Labeled Data: Unlocking the Future of Materials Science
July 9, 2025
Blog
In materials science, data is not the problem—context is. Modern synthesis techniques operating at atomic precision now generate exponentially more raw data than they did even a decade ago. Yet, despite this explosion of data, the field continues to face a critical bottleneck: a scarcity of labeled data. Without it, the application of AI and Machine Learning (ML)—technologies with huge potential to improve empirical design and process optimization—remains largely untapped in materials development and scale-up.
Labeled data is the cornerstone of effective AI and ML models. It enables algorithms to find patterns, predict outcomes, and optimize processes. In sectors like natural language processing or computer vision, large labeled readily available datasets have catalyzed decades' worth of progress in just a few years. But in materials science, the situation is very different. While experimental tools and simulation engines are vastly more powerful today, the raw data they generate still depends heavily on manual interpretation by domain experts to be transformed into structured, labeled insights and applied in synthesizing the actual materials.
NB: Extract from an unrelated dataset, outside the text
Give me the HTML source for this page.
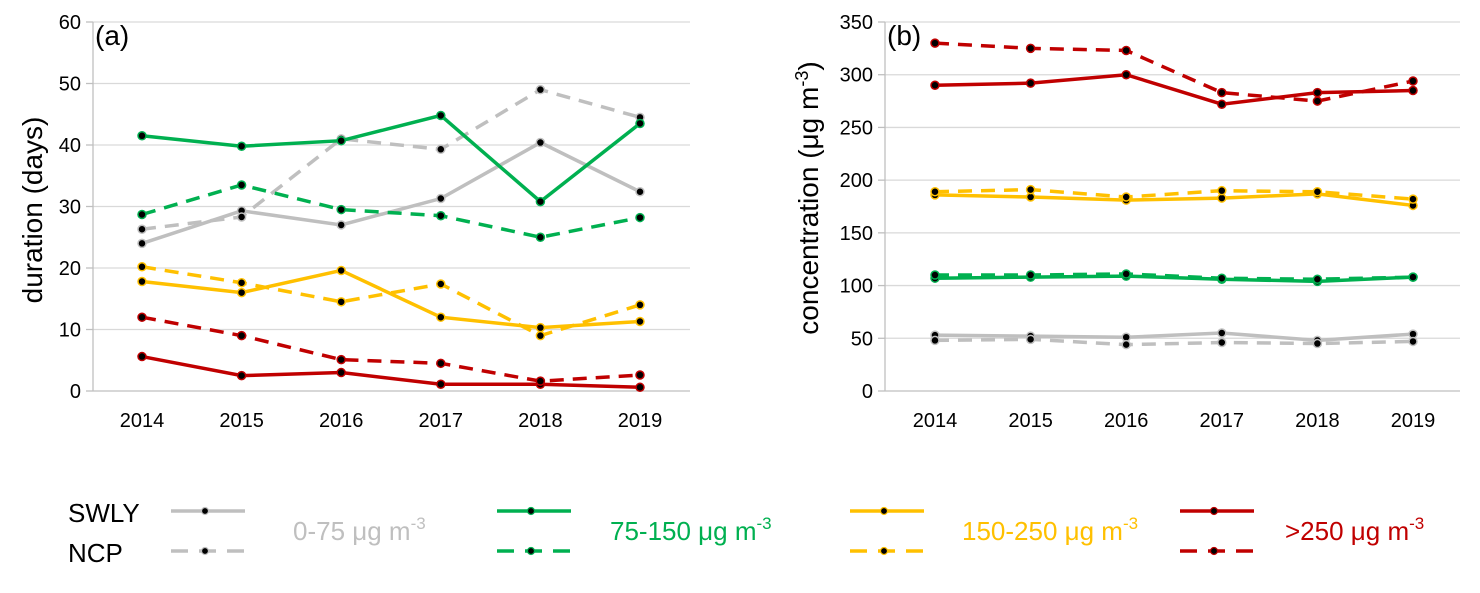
<!DOCTYPE html>
<html><head><meta charset="utf-8"><style>
body{margin:0;background:#fff;}
svg text{font-family:"Liberation Sans",Arial,sans-serif;}
</style></head><body>
<svg id="c" width="1480" height="588" xmlns="http://www.w3.org/2000/svg"></svg>
<script>
const years=["2014","2015","2016","2017","2018","2019"];
const aTicks=[0,10,20,30,40,50,60];
const bTicks=[0,50,100,150,200,250,300,350];
const aGraySolid=[24.0,29.3,27.0,31.3,40.4,32.4];
const aGrayDash=[26.3,28.3,41.0,39.3,49.0,44.5];
const aGreenSolid=[41.5,39.8,40.7,44.8,30.8,43.5];
const aGreenDash=[28.7,33.5,29.5,28.5,25.0,28.2];
const aYellowSolid=[17.8,16.0,19.6,12.0,10.3,11.3];
const aYellowDash=[20.2,17.6,14.5,17.4,9.0,14.0];
const aRedSolid=[5.6,2.5,3.0,1.1,1.1,0.6];
const aRedDash=[12.0,9.0,5.1,4.5,1.6,2.6];
const bGraySolid=[53,52,51,55,48,54];
const bGrayDash=[48,49,44,46,45,47];
const bGreenSolid=[107,108,109,106,104,108];
const bGreenDash=[110,110,111,107,106,108];
const bYellowSolid=[186,184,181,183,187,176];
const bYellowDash=[189,191,184,190,189,182];
const bRedSolid=[290,292,300,272,283,285];
const bRedDash=[330,325,323,283,275,294];

const NS="http://www.w3.org/2000/svg";
const svg=document.getElementById('c');
function el(t,a,p){const e=document.createElementNS(NS,t);for(const k in a)e.setAttribute(k,a[k]);(p||svg).appendChild(e);return e;}
const GRAY="#bfbfbf",GREEN="#00b050",YEL="#ffc000",RED="#c00000";

function panel(cfg){
  const g=el('g',{});
  
  
  const y0=391,yTop=22;
  const ys=v=>y0-(v/cfg.max)*(y0-yTop);
  const xs=i=>cfg.x0+i*(cfg.x1-cfg.x0)/(years.length-1);
  cfg.ticks.forEach(t=>{
    const l=el('line',{x1:cfg.axis,x2:cfg.gEnd,y1:ys(t),y2:ys(t),stroke:t===0?'#bfbfbf':'#d9d9d9','stroke-width':1.3},g);
    
    
    el('line',{x1:cfg.axis-7,x2:cfg.axis,y1:ys(t),y2:ys(t),stroke:'#bfbfbf','stroke-width':1.3},g);
    const tx=el('text',{x:cfg.axis-12,y:ys(t)+7,'text-anchor':'end','font-size':20,fill:'#000'},g);
    tx.textContent=t;
    
    
  });
  const ax=el('line',{x1:cfg.axis,x2:cfg.axis,y1:yTop,y2:y0,stroke:'#bfbfbf','stroke-width':1.3},g);
  
  
  years.forEach((y,i)=>{
    const tx=el('text',{x:xs(i),y:427,'text-anchor':'middle','font-size':20,fill:'#000'},g);
    tx.textContent=y;
    
    
  });
  cfg.series.forEach(s=>{
    const pts=s.d.map((v,i)=>xs(i)+','+ys(v)).join(' ');
    const pl=el('polyline',{points:pts,fill:'none',stroke:s.c,'stroke-width':3.5,'stroke-dasharray':s.dash?'14,9':'none'},g);
    
    
    s.d.forEach((v,i)=>{
      const m=el('circle',{cx:xs(i),cy:ys(v),r:4,fill:'#000',stroke:s.c,'stroke-width':1.5},g);
      
      
    });
  });
  const lab=el('text',{x:cfg.axis+2,y:45,'font-size':28,fill:'#000'},g);
  lab.textContent=cfg.label;
  
  
  const yt=el('text',{transform:`translate(${cfg.ytx},${cfg.yty}) rotate(-90)`,'text-anchor':'middle','font-size':28,fill:'#000'},g);
  yt.innerHTML=cfg.ytitle;
  
  
}
panel({name:'panel-a-duration',axis:93,gEnd:690,x0:142,x1:640,max:60,ticks:aTicks,label:'(a)',ytx:42,yty:210,
  ytitle:'duration (days)',
  series:[{d:aGraySolid,c:GRAY,n:'swly-0-75'},{d:aGrayDash,c:GRAY,dash:1,n:'ncp-0-75'},
  {d:aGreenSolid,c:GREEN,n:'swly-75-150'},{d:aGreenDash,c:GREEN,dash:1,n:'ncp-75-150'},
  {d:aYellowSolid,c:YEL,n:'swly-150-250'},{d:aYellowDash,c:YEL,dash:1,n:'ncp-150-250'},
  {d:aRedSolid,c:RED,n:'swly-250'},{d:aRedDash,c:RED,dash:1,n:'ncp-250'}]});
panel({name:'panel-b-concentration',axis:885,gEnd:1460,x0:935,x1:1413,max:350,ticks:bTicks,label:'(b)',ytx:818,yty:198,
  ytitle:'concentration (μg m<tspan dy="-10" font-size="18">-3</tspan><tspan dy="10">)</tspan>',
  series:[{d:bGraySolid,c:GRAY,n:'swly-0-75'},{d:bGrayDash,c:GRAY,dash:1,n:'ncp-0-75'},
  {d:bGreenSolid,c:GREEN,n:'swly-75-150'},{d:bGreenDash,c:GREEN,dash:1,n:'ncp-75-150'},
  {d:bYellowSolid,c:YEL,n:'swly-150-250'},{d:bYellowDash,c:YEL,dash:1,n:'ncp-150-250'},
  {d:bRedSolid,c:RED,n:'swly-250'},{d:bRedDash,c:RED,dash:1,n:'ncp-250'}]});

// legend
const lg=el('g',{});


[['SWLY',522],['NCP',562]].forEach(([t,y])=>{
  const tx=el('text',{x:68,y:y,'font-size':26,fill:'#000'},lg);tx.textContent=t;
  
  
});
const legItems=[[171,GRAY,'0-75',293],[497,GREEN,'75-150',610],[850,YEL,'150-250',962],[1180,RED,'>250',1285]];
legItems.forEach(([x,c,t,tx])=>{
  const e=el('g',{},lg);
  
  
  el('line',{x1:x,x2:x+74,y1:511,y2:511,stroke:c,'stroke-width':3.5},e);
  el('line',{x1:x,x2:x+74,y1:551,y2:551,stroke:c,'stroke-width':3.5,'stroke-dasharray':'17,11'},e);
  el('circle',{cx:x+34,cy:511,r:3.5,fill:'#000',stroke:c,'stroke-width':1.2},e);
  el('circle',{cx:x+34,cy:551,r:3.5,fill:'#000',stroke:c,'stroke-width':1.2},e);
  const l=el('text',{x:tx,y:540,'font-size':26,fill:c},e);
  l.innerHTML=t.replace('>','&gt;')+' μg m<tspan dy="-11" font-size="17">-3</tspan>';
});
</script>
</body></html>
This human-in-the-loop approach—tedious, expensive, and error-prone—is incompatible with the scale of challenges facing several critical industries. Advanced semiconductors, solid-state batteries, next-generation photonics, and quantum computing all rely on successful integration of new materials and devices. Yet every step toward innovation introduces complexity at the atomic level: defects, interfaces, novel phases, and unpredictable interactions. Without high-quality, contextualized data at scale, humans and even the best AI tools are flying blind.
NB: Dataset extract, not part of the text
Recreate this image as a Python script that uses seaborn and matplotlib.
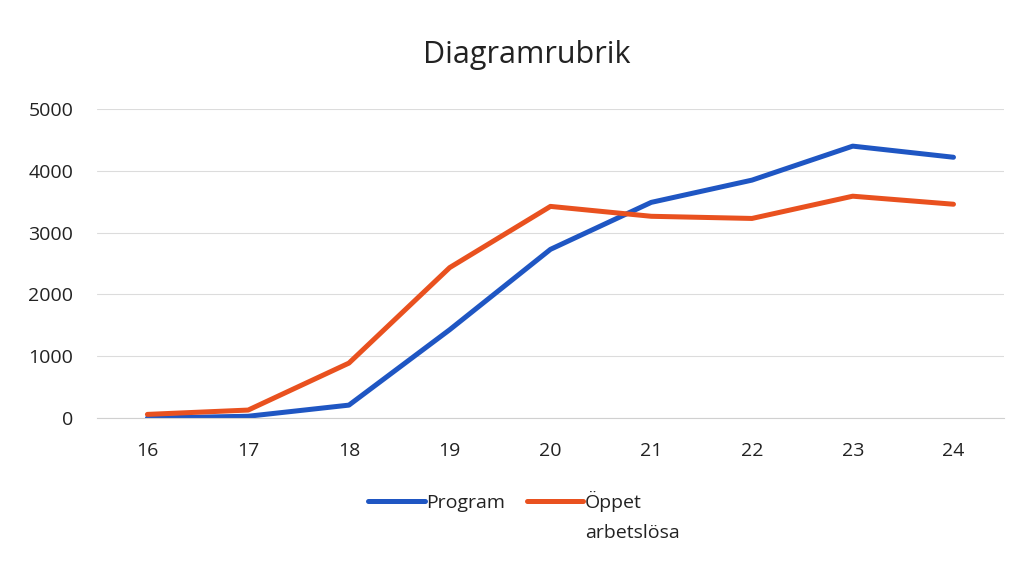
import seaborn as sns
import matplotlib.pyplot as plt
import pandas as pd

ages = ['16', '17', '18', '19', '20', '21', '22', '23', '24']
program = [0, 30, 210, 1430, 2730, 3490, 3850, 4400, 4220]
oppet = [60, 130, 890, 2435, 3425, 3265, 3230, 3590, 3460]

sns.set_style("white")
plt.rcParams['font.family'] = ['Open Sans', 'DejaVu Sans']

df = pd.DataFrame({
    'pos': list(range(len(ages))) * 2,
    'value': program + oppet,
    'serie': ['Program'] * len(ages) + ['Öppet arbetslösa'] * len(ages),
})

fig = plt.figure(figsize=(10.14, 5.65), dpi=100)
ax = fig.add_axes([0.0957, 0.26, 0.8943, 0.547])
sns.lineplot(data=df, x='pos', y='value', hue='serie',
             palette=['#1F56C3', '#E9511F'], linewidth=3.6, ax=ax)

ax.set_xlim(-0.5, len(ages) - 0.5)
ax.set_ylim(0, 5000)
ax.set_xticks(range(len(ages)))
ax.set_xticklabels(ages)
ax.set_yticks(range(0, 5001, 1000))
ax.tick_params(axis='both', labelsize=14, colors='#222222', length=0)
ax.tick_params(axis='x', pad=17)
ax.tick_params(axis='y', pad=17)
ax.grid(axis='y', color='#dcdcdc', linewidth=0.8)
for s in ['top', 'right', 'left']:
    ax.spines[s].set_visible(False)
ax.spines['bottom'].set_color('#d0d0d0')
ax.set_xlabel('')
ax.set_ylabel('')
ax.set_axisbelow(True)

fig.suptitle('Diagramrubrik', x=0.519, y=0.93, fontsize=22, color='#222222')

leg = ax.legend(loc='upper center', bbox_to_anchor=(0.45, -0.18), ncol=2,
                frameon=False, fontsize=14, handlelength=2.9,
                handletextpad=0.1, columnspacing=1.1)
texts = leg.get_texts()
for t in texts:
    t.set_color('#222222')
# second label wraps onto a new line below the handle row, like the original
texts[1].set_text('Öppet')
fig.canvas.draw()
bb = texts[1].get_window_extent().transformed(fig.transFigure.inverted())
fig.text(bb.x0, bb.y0 - 0.021, 'arbetslösa', fontsize=14, color='#222222',
         ha='left', va='top')

fig.savefig('out.png', dpi=100)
At Atomscale, we believe this bottleneck must—and can—be broken. Our platform is purpose-built to automate the extraction, integration, and labeling of data across the entire materials lifecycle. Whether it's microscopy images, spectroscopic data, synthesis logs, or modeling output, our system transforms heterogeneous data into a unified, labeled foundation that can be readily compared across samples and materials systems. Since each of these raw data sources captures just a small slice of the state of the material, we build task-specific models to distill as much signal as possible from each measurement to build this unified foundation. Using models instead of manual effort to achieve this reduces bias and provides the scale needed to input data to our AI agents, which can monitor and deliver feedback on complex processes to enable commercialization of new transformative materials and accelerate production scaling.
This is speeding up scaling of materials platforms by applying computation to model the physical world in real-time in a way that's never been done before, enabling a new era of materials engineering. By automating the creation of labeled datasets at scale, we give our customers the power to identify trends, predict performance, and optimize process variables faster and more reliably than ever before. For companies racing to commercialize new materials, Atomscale delivers a critical capability: data-driven decision-making at the atomic scale.
In the years ahead, the pace of innovation will increasingly depend not just on how much data we can gather, but how intelligently we can use it. Labeled data is the bridge between raw experimental output and actionable insight. Atomscale exists to build that bridge—for every lab, every fab, and every breakthrough yet to come.